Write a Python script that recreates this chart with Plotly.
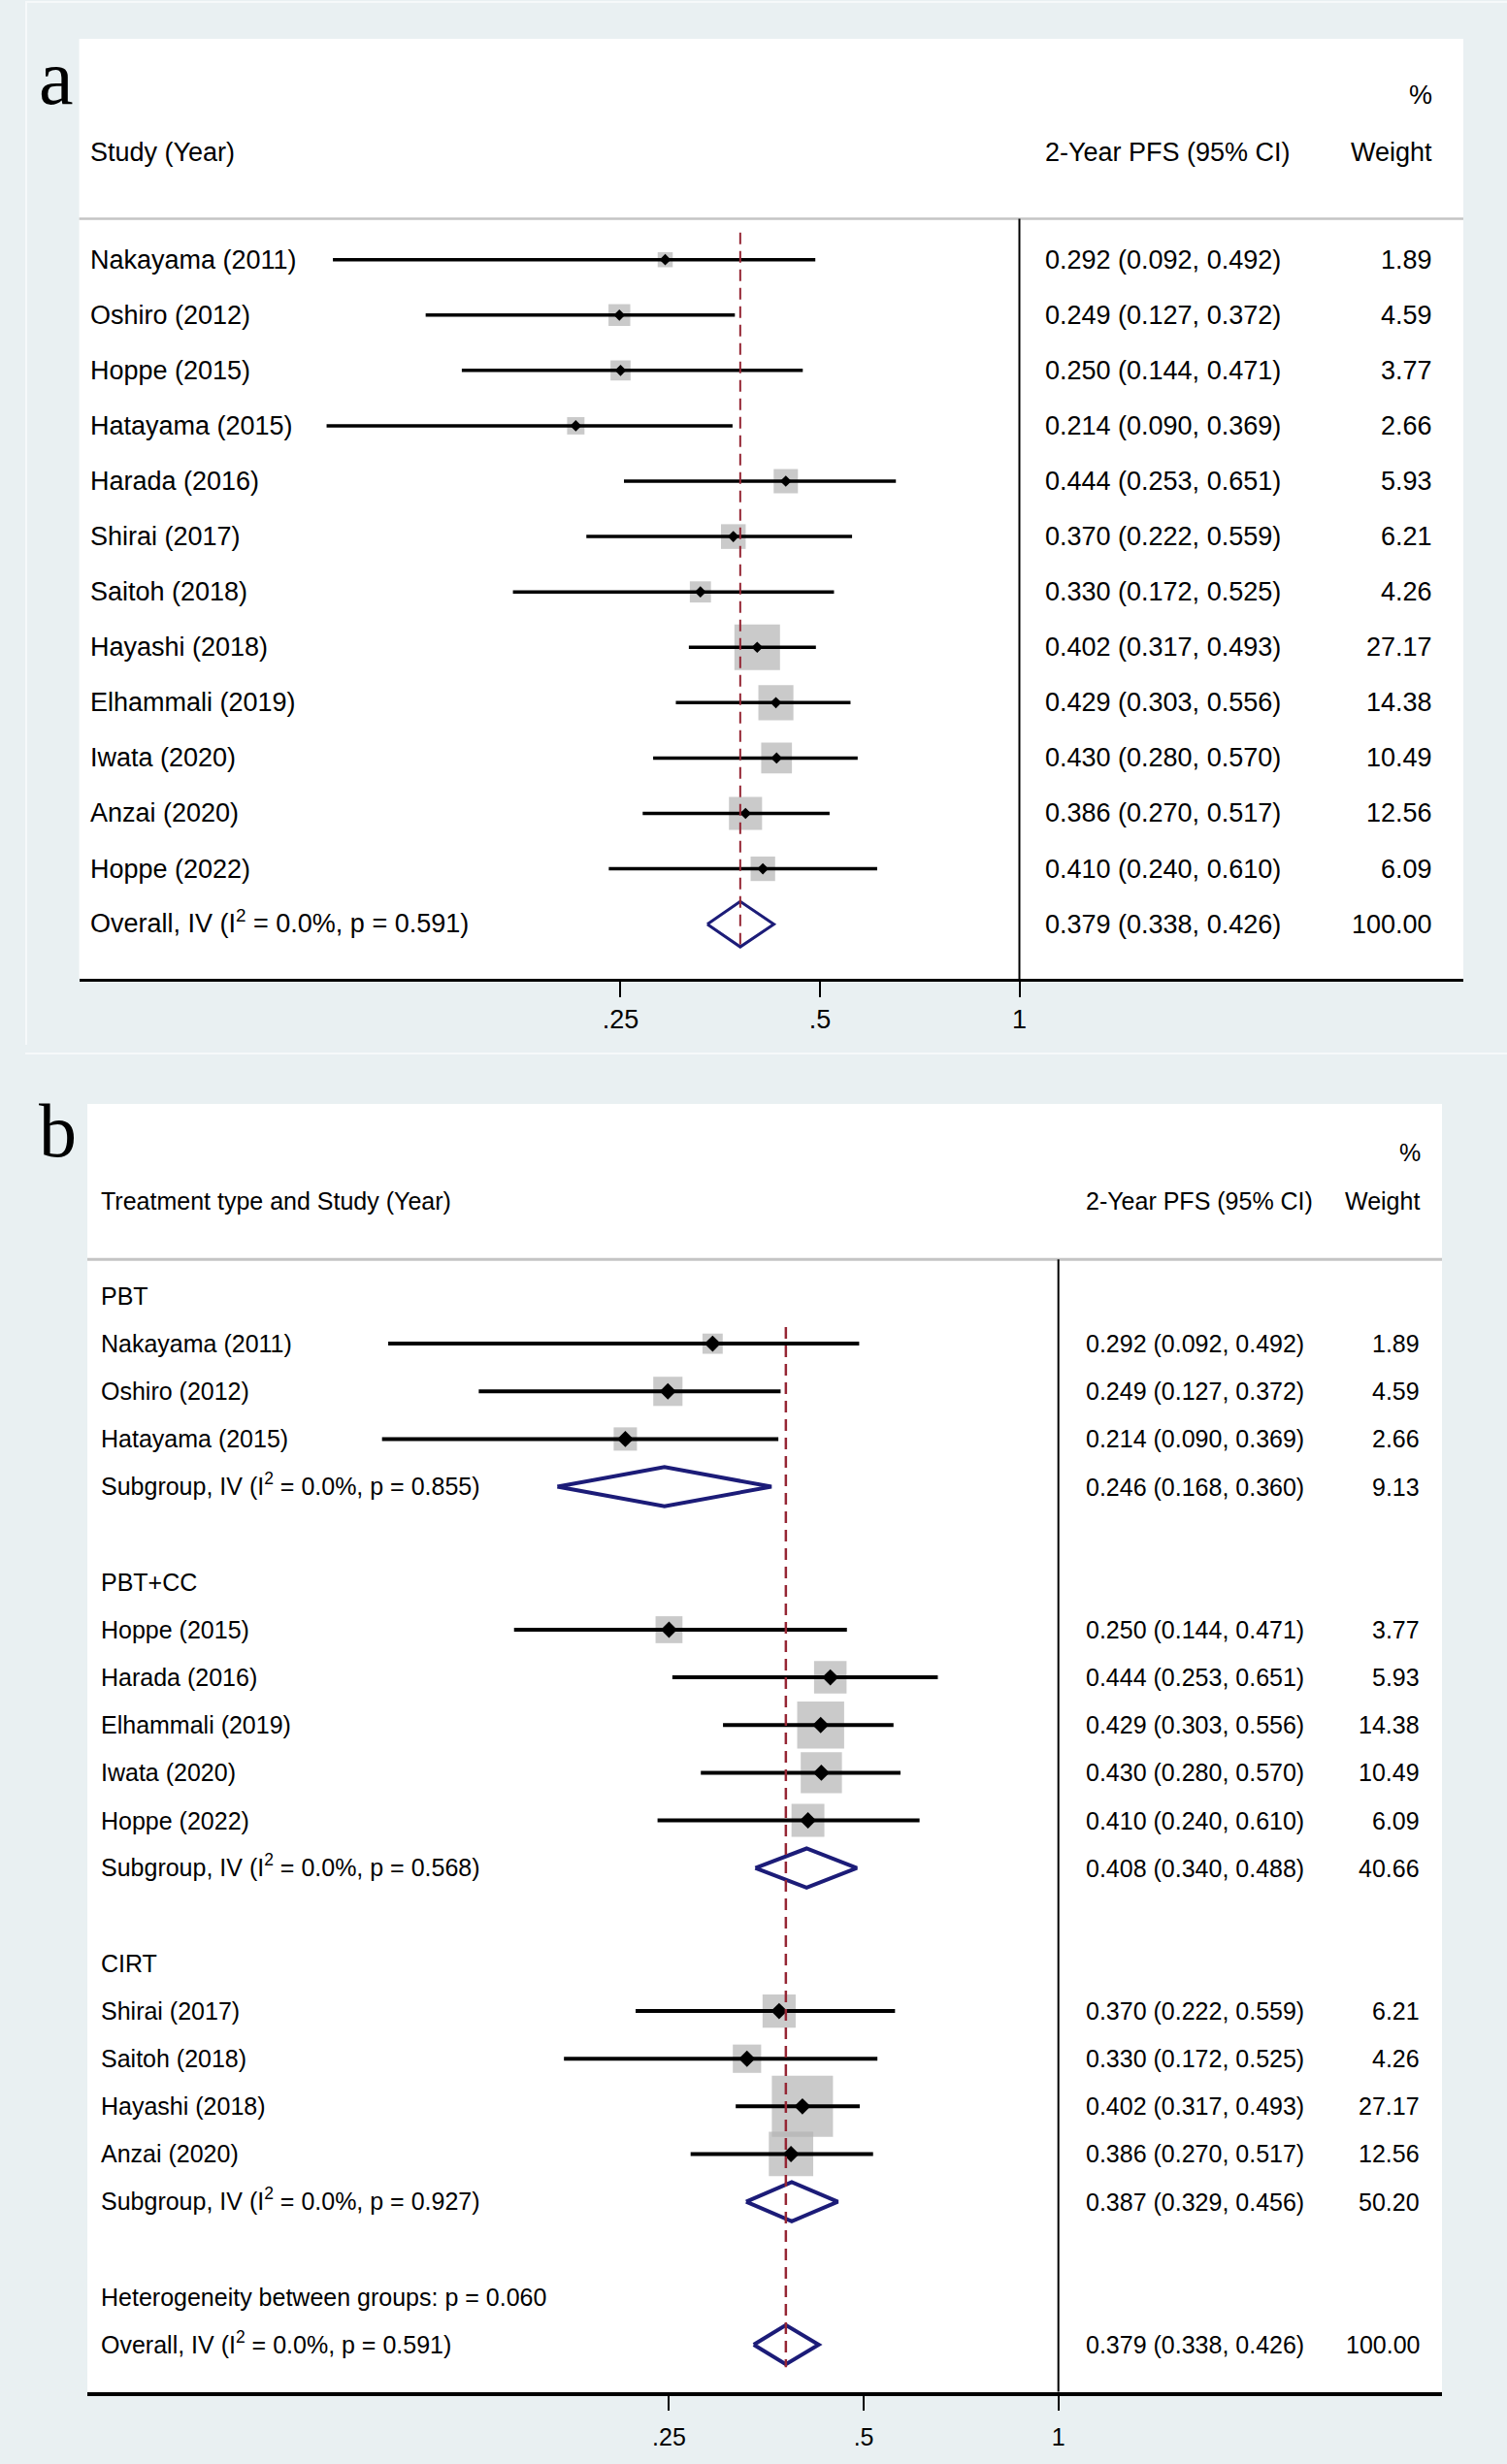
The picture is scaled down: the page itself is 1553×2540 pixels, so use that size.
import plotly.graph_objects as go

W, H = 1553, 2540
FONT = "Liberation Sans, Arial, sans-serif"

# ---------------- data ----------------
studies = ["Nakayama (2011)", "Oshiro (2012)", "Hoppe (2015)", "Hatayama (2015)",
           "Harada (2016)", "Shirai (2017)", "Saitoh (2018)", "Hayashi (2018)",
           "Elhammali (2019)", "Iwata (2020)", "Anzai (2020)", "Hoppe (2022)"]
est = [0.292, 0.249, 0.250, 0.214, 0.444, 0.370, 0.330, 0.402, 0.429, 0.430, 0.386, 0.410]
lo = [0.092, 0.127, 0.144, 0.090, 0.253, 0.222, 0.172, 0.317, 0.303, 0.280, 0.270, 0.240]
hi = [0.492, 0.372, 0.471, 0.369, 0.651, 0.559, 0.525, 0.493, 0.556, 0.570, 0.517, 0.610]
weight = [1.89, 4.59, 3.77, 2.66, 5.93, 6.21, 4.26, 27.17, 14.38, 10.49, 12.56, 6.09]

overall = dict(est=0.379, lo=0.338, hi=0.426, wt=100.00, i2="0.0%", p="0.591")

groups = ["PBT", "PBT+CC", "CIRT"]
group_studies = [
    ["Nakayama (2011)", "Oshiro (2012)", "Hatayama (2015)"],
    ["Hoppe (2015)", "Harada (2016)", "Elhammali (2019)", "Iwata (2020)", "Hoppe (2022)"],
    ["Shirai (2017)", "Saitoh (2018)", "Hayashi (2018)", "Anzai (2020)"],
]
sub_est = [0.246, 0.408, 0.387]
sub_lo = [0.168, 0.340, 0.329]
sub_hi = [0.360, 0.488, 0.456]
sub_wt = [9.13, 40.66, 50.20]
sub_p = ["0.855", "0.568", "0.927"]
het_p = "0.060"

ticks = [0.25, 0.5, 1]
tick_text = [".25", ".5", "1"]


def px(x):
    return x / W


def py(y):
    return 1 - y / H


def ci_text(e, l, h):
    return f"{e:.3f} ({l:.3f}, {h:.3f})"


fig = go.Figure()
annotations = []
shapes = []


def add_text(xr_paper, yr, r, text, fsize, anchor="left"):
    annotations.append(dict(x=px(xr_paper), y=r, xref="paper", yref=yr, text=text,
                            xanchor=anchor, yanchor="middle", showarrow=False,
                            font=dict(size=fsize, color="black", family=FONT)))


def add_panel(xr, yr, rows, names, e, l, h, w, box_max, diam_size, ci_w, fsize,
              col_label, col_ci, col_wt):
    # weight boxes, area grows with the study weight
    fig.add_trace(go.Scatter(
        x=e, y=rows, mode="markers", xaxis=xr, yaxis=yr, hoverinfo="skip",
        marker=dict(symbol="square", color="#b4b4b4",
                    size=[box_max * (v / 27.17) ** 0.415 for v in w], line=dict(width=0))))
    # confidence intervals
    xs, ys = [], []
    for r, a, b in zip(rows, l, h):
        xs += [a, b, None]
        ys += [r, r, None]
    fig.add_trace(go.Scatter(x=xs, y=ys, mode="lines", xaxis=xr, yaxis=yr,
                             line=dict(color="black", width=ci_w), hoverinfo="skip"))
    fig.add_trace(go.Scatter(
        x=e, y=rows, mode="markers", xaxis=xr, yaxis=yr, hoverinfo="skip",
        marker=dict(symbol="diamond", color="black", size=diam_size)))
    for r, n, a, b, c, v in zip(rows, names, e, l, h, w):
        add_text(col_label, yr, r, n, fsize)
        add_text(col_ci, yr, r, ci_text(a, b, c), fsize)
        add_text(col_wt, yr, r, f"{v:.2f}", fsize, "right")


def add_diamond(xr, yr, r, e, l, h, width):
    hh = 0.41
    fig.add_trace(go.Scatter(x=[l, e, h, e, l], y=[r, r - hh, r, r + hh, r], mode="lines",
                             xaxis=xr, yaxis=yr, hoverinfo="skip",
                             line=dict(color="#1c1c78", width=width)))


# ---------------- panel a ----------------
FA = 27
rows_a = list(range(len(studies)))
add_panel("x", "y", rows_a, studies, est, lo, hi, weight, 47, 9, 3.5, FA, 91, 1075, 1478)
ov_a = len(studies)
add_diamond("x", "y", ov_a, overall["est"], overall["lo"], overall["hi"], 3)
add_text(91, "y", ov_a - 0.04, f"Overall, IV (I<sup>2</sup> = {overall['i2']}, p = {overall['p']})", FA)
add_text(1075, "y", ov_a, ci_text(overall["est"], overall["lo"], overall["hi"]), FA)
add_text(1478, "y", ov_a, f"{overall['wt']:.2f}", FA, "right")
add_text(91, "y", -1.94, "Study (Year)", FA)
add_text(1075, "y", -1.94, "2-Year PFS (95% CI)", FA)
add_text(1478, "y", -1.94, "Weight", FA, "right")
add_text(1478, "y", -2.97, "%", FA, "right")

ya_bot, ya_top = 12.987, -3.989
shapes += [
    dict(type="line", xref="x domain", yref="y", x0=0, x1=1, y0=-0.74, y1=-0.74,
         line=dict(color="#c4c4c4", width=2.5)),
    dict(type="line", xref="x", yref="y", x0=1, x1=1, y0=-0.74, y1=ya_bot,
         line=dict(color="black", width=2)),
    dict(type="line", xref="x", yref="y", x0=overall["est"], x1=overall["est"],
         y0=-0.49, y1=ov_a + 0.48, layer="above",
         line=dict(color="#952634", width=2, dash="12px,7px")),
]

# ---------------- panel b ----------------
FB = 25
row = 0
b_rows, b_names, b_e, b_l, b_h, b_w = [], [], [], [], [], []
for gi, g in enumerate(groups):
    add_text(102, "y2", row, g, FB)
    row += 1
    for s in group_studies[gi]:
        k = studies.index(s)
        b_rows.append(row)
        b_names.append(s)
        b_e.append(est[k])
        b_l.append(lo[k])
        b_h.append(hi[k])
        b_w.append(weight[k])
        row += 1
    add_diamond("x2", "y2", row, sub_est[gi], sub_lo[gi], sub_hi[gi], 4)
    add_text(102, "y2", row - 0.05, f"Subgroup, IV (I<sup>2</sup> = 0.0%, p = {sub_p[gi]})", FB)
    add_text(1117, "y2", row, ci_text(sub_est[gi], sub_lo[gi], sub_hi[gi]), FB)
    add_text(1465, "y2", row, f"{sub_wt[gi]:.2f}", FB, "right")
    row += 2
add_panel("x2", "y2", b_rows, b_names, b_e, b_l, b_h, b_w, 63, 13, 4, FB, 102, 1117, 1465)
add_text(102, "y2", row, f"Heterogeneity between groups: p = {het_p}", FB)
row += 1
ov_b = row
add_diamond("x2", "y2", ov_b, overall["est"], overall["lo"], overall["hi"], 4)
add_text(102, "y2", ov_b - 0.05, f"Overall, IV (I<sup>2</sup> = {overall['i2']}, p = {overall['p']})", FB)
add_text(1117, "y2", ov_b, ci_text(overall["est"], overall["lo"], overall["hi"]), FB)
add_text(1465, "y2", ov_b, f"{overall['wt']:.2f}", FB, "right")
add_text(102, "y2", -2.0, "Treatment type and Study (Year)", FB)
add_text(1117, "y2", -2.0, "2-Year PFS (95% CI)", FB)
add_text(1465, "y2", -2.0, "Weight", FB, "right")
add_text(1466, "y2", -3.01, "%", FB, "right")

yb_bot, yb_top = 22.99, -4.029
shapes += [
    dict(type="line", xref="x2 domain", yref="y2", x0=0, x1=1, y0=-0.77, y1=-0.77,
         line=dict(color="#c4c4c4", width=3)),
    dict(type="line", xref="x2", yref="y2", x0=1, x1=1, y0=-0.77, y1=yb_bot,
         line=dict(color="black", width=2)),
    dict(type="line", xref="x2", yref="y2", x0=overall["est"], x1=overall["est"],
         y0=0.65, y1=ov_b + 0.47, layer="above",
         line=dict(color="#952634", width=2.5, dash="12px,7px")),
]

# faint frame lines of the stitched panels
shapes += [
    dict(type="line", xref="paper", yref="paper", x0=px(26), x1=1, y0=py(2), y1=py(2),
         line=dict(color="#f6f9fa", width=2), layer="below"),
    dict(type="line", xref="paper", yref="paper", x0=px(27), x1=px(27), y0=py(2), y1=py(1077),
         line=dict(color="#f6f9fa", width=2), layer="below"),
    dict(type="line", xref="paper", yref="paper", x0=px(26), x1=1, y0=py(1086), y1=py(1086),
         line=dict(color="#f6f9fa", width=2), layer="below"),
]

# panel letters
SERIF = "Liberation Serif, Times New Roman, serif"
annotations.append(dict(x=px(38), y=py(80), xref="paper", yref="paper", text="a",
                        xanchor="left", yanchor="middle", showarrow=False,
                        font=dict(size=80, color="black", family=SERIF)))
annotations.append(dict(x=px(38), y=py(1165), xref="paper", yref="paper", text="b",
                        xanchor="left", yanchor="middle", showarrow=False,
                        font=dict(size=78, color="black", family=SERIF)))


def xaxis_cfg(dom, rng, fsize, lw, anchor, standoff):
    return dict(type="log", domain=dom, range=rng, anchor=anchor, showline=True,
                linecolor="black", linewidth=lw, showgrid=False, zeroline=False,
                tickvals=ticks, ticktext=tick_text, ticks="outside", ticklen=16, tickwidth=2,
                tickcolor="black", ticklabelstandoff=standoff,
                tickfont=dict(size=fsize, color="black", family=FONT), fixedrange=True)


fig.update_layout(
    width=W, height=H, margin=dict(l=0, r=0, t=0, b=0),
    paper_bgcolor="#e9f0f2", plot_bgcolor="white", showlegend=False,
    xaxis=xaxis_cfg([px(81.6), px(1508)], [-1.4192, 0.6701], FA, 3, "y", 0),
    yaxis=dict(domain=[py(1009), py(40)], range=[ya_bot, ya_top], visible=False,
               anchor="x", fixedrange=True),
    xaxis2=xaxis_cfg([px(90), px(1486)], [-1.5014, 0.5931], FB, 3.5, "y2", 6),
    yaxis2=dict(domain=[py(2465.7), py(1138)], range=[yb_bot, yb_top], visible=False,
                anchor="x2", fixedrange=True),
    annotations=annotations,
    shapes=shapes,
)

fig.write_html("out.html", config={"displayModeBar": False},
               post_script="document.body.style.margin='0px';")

· · ·

__Task requirements__. State the count of lines in the data holding the word "with", adding nothing to it.

__Task output__. 2